Fortunately you've got the best profiling tools available, so you don't have to guess. And also you get to see the relative importance of the function you try to optimize, whether that actually is the bottleneck (and actually people often guess wrongly where the bottleneck is)

pjmlp · on April 14, 2021

It surely has had support for AVX for several releases, although via the autovectorization support, and explicit SIMD has been made available as preview on Java 16.

astrange · on April 14, 2021

Autovectorization is the kind of magic you can't rely on. It sort of works on a single platform but you will always run into cases it doesn't handle even if you own your own team of autovectorization engineers who tell you it's perfect.

pjmlp · on April 14, 2021

A magic shared with C, Fortran and C++ compilers, among others, so support is there.

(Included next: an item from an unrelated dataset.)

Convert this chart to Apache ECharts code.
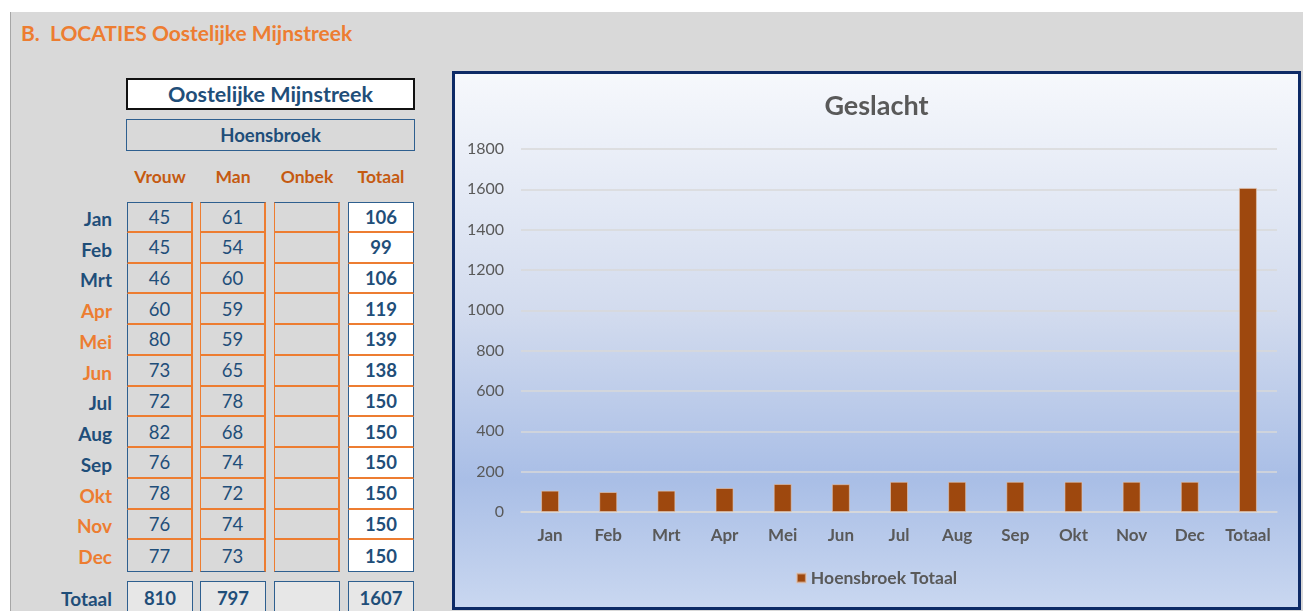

sudosysgen · on April 14, 2021

Compiled autovectorization is miles more reliable than JIT autovectorization.

kaba0 · on April 14, 2021

At the other hand, the explicit Vector API will use the correct "flavor" of SIMD instructions on the platform and will gracefully fall back to non-simd version if it is not supported. And as far as I know, the SIMD story is quite bad with C.

sudosysgen · on April 14, 2021

Yes it's quite bad with C. With C++ and Rust it's much much better when you do it properly.

pjmlp · on April 14, 2021

When you do it properly is the big question.

astrange · on April 15, 2021

It's pretty good in C with assembly, inline or not. SIMD usually involves a lot of aliasing violations and intrinsics have weird hard to read names, so I find assembly easier to deal with than C here.